1. They were wanted more than anything else in this world. And just because time has passed I still want them more than life itself and miss them with every ounce of my being. I LOVED every minute that I carried them.

3. I have a charm bracelet, and I bought two charms for it. One is a heart that says, "The Heart Remembers" and the other is a baby angel. I think about our babies all the time, and when I look at the charms it's just a gentle reminder that they are waiting for me in Heaven. I can't wait to hold them.

4. The kindest and probably most helpful thing people have said to me is, "We're praying for you and Jon. We don't understnad your pain, but God does, and He's able to comfort you like no one here on Earth can." And the other thing that I found most helpful was, "We're here when you need us. Call anytime." They weren't even pretending to understand our pain, but I knew that I could come to them if I needed to talk or I needed a shoulder to cry on.

The worst thing someone has said to me is, "You'll get pregnant again in no time." I didn't want to hear that. I didn't want to pregnant again soon, I wanted to be pregnant right then! The fact that they said that meant that they didn't see my loss as important and worthy of grieving.

5. The person that I look up to most is my husband, Jon. He was an absolute gem during those dark days when I lost our babies. I saw him cry (which I had seen before, but this time it was different). He held me. He took great care of me after my D&C. He made sure that I didn't do anything I wasn't ready to do whether that was sending an email or calling someone to tell them I wasn't ready to have people over, or taking care of the house and chores and cooking. He was just wonderful. And you know, he did all that while he was grieving, too.

6. I think if there's anything that I have left to say it's, "I am not weird or needy because of all this.

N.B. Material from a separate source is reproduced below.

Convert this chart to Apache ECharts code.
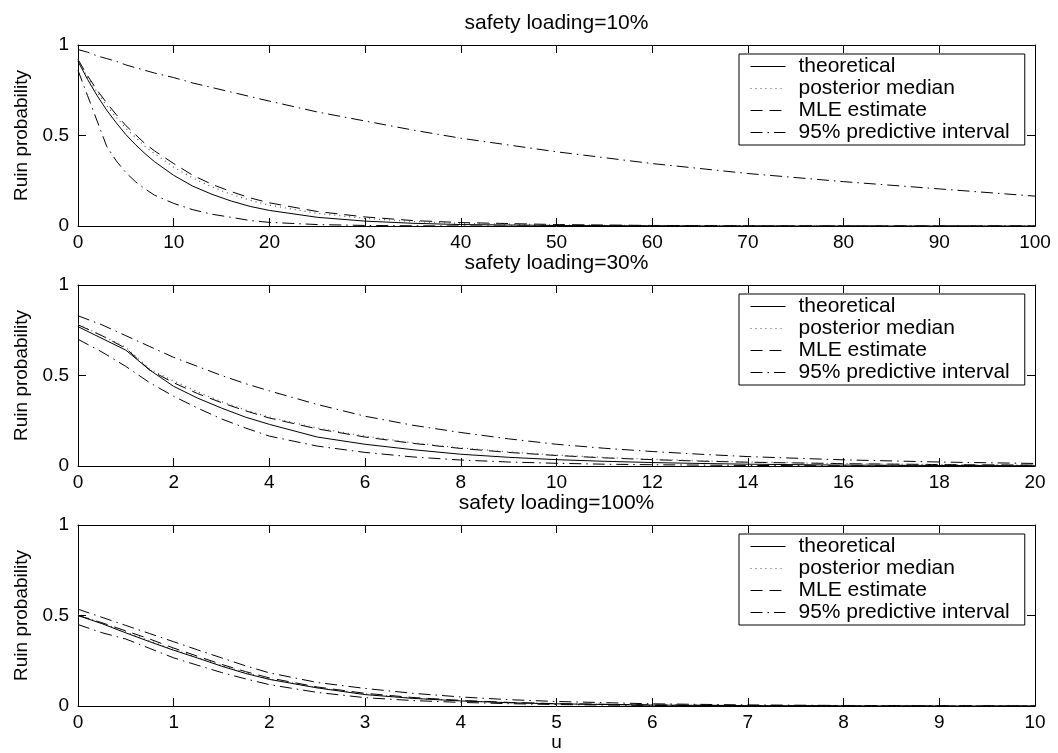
<!DOCTYPE html>
<html>
<head>
<meta charset="utf-8">
<script src="https://cdn.jsdelivr.net/npm/echarts@6/dist/echarts.min.js"></script>
<style>
  html, body { margin: 0; padding: 0; background: #fff; }
  #chart { width: 1058px; height: 753px; }
</style>
</head>
<body>
<div id="chart"></div>
<script>
// names of the curves
var seriesNames = ['theoretical', 'posterior median', 'MLE estimate', '95% predictive interval'];
var panelTitles = ['safety loading=10%', 'safety loading=30%', 'safety loading=100%'];

// panel 1: safety loading 10%, u from 0 to 100
var u1 = [0, 1, 2, 3, 4, 5, 6, 7, 8, 10, 12, 14, 16, 18, 20, 25, 30, 35, 40, 50, 60, 70, 80, 90, 100];
var theo1 = [0.91, 0.81, 0.72, 0.64, 0.57, 0.505, 0.45, 0.40, 0.355, 0.28, 0.22, 0.175, 0.138, 0.108, 0.086, 0.048, 0.027, 0.015, 0.008, 0.003, 0.001, 0, 0, 0, 0];
var post1 = [0.92, 0.82, 0.74, 0.665, 0.60, 0.54, 0.49, 0.44, 0.40, 0.325, 0.265, 0.215, 0.175, 0.142, 0.115, 0.07, 0.042, 0.025, 0.015, 0.006, 0.002, 0.001, 0, 0, 0];
var mle1 = [0.92, 0.83, 0.75, 0.68, 0.615, 0.555, 0.505, 0.455, 0.415, 0.345, 0.28, 0.23, 0.19, 0.155, 0.128, 0.08, 0.05, 0.03, 0.019, 0.008, 0.003, 0.001, 0, 0, 0];
var upper1 = [0.975, 0.96, 0.94, 0.925, 0.91, 0.89, 0.875, 0.86, 0.845, 0.82, 0.79, 0.765, 0.74, 0.715, 0.69, 0.63, 0.58, 0.53, 0.485, 0.41, 0.345, 0.29, 0.245, 0.205, 0.165];
var lower1 = [0.86, 0.72, 0.58, 0.44, 0.36, 0.295, 0.245, 0.205, 0.17, 0.125, 0.09, 0.065, 0.048, 0.03, 0.02, 0.008, 0.003, 0.001, 0, 0, 0, 0, 0, 0, 0];

// panel 2: safety loading 30%, u from 0 to 20
var u2 = [0, 0.5, 1, 1.5, 2, 2.5, 3, 3.5, 4, 5, 6, 7, 8, 9, 10, 11, 12, 13, 14, 16, 18, 20];
var theo2 = [0.77, 0.705, 0.64, 0.53, 0.44, 0.375, 0.32, 0.27, 0.23, 0.16, 0.12, 0.09, 0.065, 0.048, 0.035, 0.026, 0.019, 0.014, 0.01, 0.005, 0.003, 0.001];
var post2 = [0.785, 0.72, 0.655, 0.535, 0.47, 0.41, 0.355, 0.31, 0.27, 0.21, 0.165, 0.128, 0.1, 0.078, 0.06, 0.047, 0.037, 0.029, 0.022, 0.013, 0.008, 0.005];
var mle2 = [0.78, 0.72, 0.65, 0.53, 0.46, 0.40, 0.35, 0.305, 0.265, 0.205, 0.16, 0.125, 0.097, 0.075, 0.058, 0.045, 0.035, 0.027, 0.021, 0.013, 0.008, 0.005];
var upper2 = [0.83, 0.78, 0.72, 0.66, 0.60, 0.55, 0.50, 0.455, 0.415, 0.34, 0.275, 0.225, 0.185, 0.15, 0.12, 0.098, 0.08, 0.065, 0.052, 0.034, 0.022, 0.014];
var lower2 = [0.70, 0.63, 0.55, 0.46, 0.385, 0.32, 0.26, 0.21, 0.165, 0.11, 0.075, 0.05, 0.033, 0.022, 0.015, 0.01, 0.007, 0.005, 0.003, 0.001, 0, 0];

// panel 3: safety loading 100%, u from 0 to 10
var u3 = [0, 0.25, 0.5, 0.75, 1, 1.25, 1.5, 1.75, 2, 2.5, 3, 3.5, 4, 4.5, 5, 6, 7, 8, 9, 10];
var theo3 = [0.5, 0.455, 0.404, 0.355, 0.308, 0.265, 0.22, 0.18, 0.147, 0.1, 0.063, 0.042, 0.028, 0.018, 0.012, 0.005, 0.002, 0.001, 0, 0];
var post3 = [0.505, 0.458, 0.41, 0.36, 0.312, 0.268, 0.225, 0.185, 0.15, 0.102, 0.067, 0.044, 0.029, 0.019, 0.012, 0.005, 0.002, 0.001, 0, 0];
var mle3 = [0.5, 0.46, 0.415, 0.37, 0.32, 0.275, 0.23, 0.19, 0.155, 0.105, 0.07, 0.047, 0.031, 0.02, 0.013, 0.006, 0.002, 0.001, 0, 0];
var upper3 = [0.535, 0.49, 0.445, 0.4, 0.355, 0.31, 0.266, 0.222, 0.183, 0.13, 0.097, 0.07, 0.05, 0.035, 0.025, 0.012, 0.006, 0.003, 0.001, 0];
var lower3 = [0.45, 0.405, 0.37, 0.318, 0.266, 0.225, 0.185, 0.15, 0.118, 0.075, 0.046, 0.03, 0.02, 0.013, 0.008, 0.003, 0.001, 0, 0, 0];

// x axis range per panel
var xMax = [100, 20, 10];
var xStep = [10, 2, 1];

var FONT = 'Liberation Sans';
var panels = [
    { u: u1, curves: [theo1, post1, mle1, upper1, lower1] },
    { u: u2, curves: [theo2, post2, mle2, upper2, lower2] },
    { u: u3, curves: [theo3, post3, mle3, upper3, lower3] }
];

// line styles: solid, dotted, dashed, dash-dot (upper and lower)
var styles = [
    { type: 'solid', color: '#000', width: 1 },
    { type: [1, 4], color: '#555', width: 1.2 },
    { type: [12, 7], color: '#000', width: 1 },
    { type: [12, 5, 1.5, 5], color: '#000', width: 1 },
    { type: [12, 5, 1.5, 5], color: '#000', width: 1 }
];
var curveNames = [seriesNames[0], seriesNames[1], seriesNames[2], seriesNames[3], seriesNames[3]];

var gridTops = [45, 285, 525];
var grids = [], xAxes = [], yAxes = [], series = [], legends = [];

function pairs(xs, ys) {
    return xs.map(function (x, i) { return [x, ys[i]]; });
}

gridTops.forEach(function (top, i) {
    grids.push({ left: 78, right: 23, top: top, height: 181, containLabel: false });

    // bottom x axis with labels
    xAxes.push({
        type: 'value', gridIndex: i, position: 'bottom',
        min: 0, max: xMax[i], interval: xStep[i],
        axisLine: { show: true, onZero: false, lineStyle: { color: '#000', width: 1 } },
        axisTick: { show: true, inside: true, length: 8, lineStyle: { color: '#000' } },
        axisLabel: { color: '#000', fontSize: 19, fontFamily: FONT, margin: 7 },
        splitLine: { show: false },
        name: i === 2 ? 'u' : '',
        nameLocation: 'middle', nameGap: 27,
        nameTextStyle: { color: '#000', fontSize: 19, fontFamily: FONT }
    });
    // top x axis: ticks only, carries the panel title
    xAxes.push({
        type: 'value', gridIndex: i, position: 'top',
        min: 0, max: xMax[i], interval: xStep[i],
        axisLine: { show: true, onZero: false, lineStyle: { color: '#000', width: 1 } },
        axisTick: { show: true, inside: true, length: 8, lineStyle: { color: '#000' } },
        axisLabel: { show: false },
        splitLine: { show: false },
        name: panelTitles[i],
        nameLocation: 'middle', nameGap: 11,
        nameTextStyle: { color: '#000', fontSize: 21, fontFamily: FONT }
    });
    yAxes.push({
        type: 'value', gridIndex: i, position: 'left',
        min: 0, max: 1, interval: 0.5,
        axisLine: { show: true, onZero: false, lineStyle: { color: '#000', width: 1 } },
        axisTick: { show: true, inside: true, length: 8, lineStyle: { color: '#000' } },
        axisLabel: { color: '#000', fontSize: 19, fontFamily: FONT, margin: 9 },
        splitLine: { show: false },
        name: 'Ruin probability',
        nameLocation: 'middle', nameGap: 46,
        nameTextStyle: { color: '#000', fontSize: 19, fontFamily: FONT }
    });
    yAxes.push({
        type: 'value', gridIndex: i, position: 'right',
        min: 0, max: 1, interval: 0.5,
        axisLine: { show: true, onZero: false, lineStyle: { color: '#000', width: 1 } },
        axisTick: { show: true, inside: true, length: 8, lineStyle: { color: '#000' } },
        axisLabel: { show: false },
        splitLine: { show: false }
    });

    var p = panels[i];
    p.curves.forEach(function (ys, k) {
        series.push({
            type: 'line',
            name: curveNames[k],
            xAxisIndex: 2 * i,
            yAxisIndex: 2 * i,
            data: pairs(p.u, ys),
            symbol: 'none',
            smooth: false,
            silent: true,
            animation: false,
            itemStyle: { color: '#000' },
            lineStyle: styles[k],
            z: 5 - k
        });
    });

    legends.push({
        orient: 'vertical',
        left: 739, top: top + 9,
        data: seriesNames,
        backgroundColor: '#fff',
        borderColor: '#000', borderWidth: 1, borderRadius: 0,
        padding: [2, 15, 2, 11],
        itemGap: 1,
        itemWidth: 35, itemHeight: 14,
        itemStyle: { opacity: 0 },
        lineStyle: { width: 1 },
        selectedMode: false,
        textStyle: { color: '#000', fontSize: 21, fontFamily: FONT, lineHeight: 21, padding: [0, 0, 0, 8] }
    });
});

var chart = echarts.init(document.getElementById('chart'), null, { renderer: 'canvas' });
chart.setOption({
    animation: false,
    backgroundColor: '#fff',
    grid: grids,
    xAxis: xAxes,
    yAxis: yAxes,
    legend: legends,
    series: series
});
</script>
</body>
</html>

I don't want people's pity. I just want their prayers. And I need to be reminded constantly that I am no less of a woman because I can't or haven't had children." That's the part that hurts the most because I do feel like a broken woman because of my infertility. I need that reassurance.

7. Most days I'm okay, but when I see a newborn, or I hear of someone who is newly pregnant I wish I had their life. And I have to grieve our losses and my pain all over again. I want a baby so badly, but more than anything I want Jon to be a father. It breaks my heart that the one thing I should be able to give him I can't.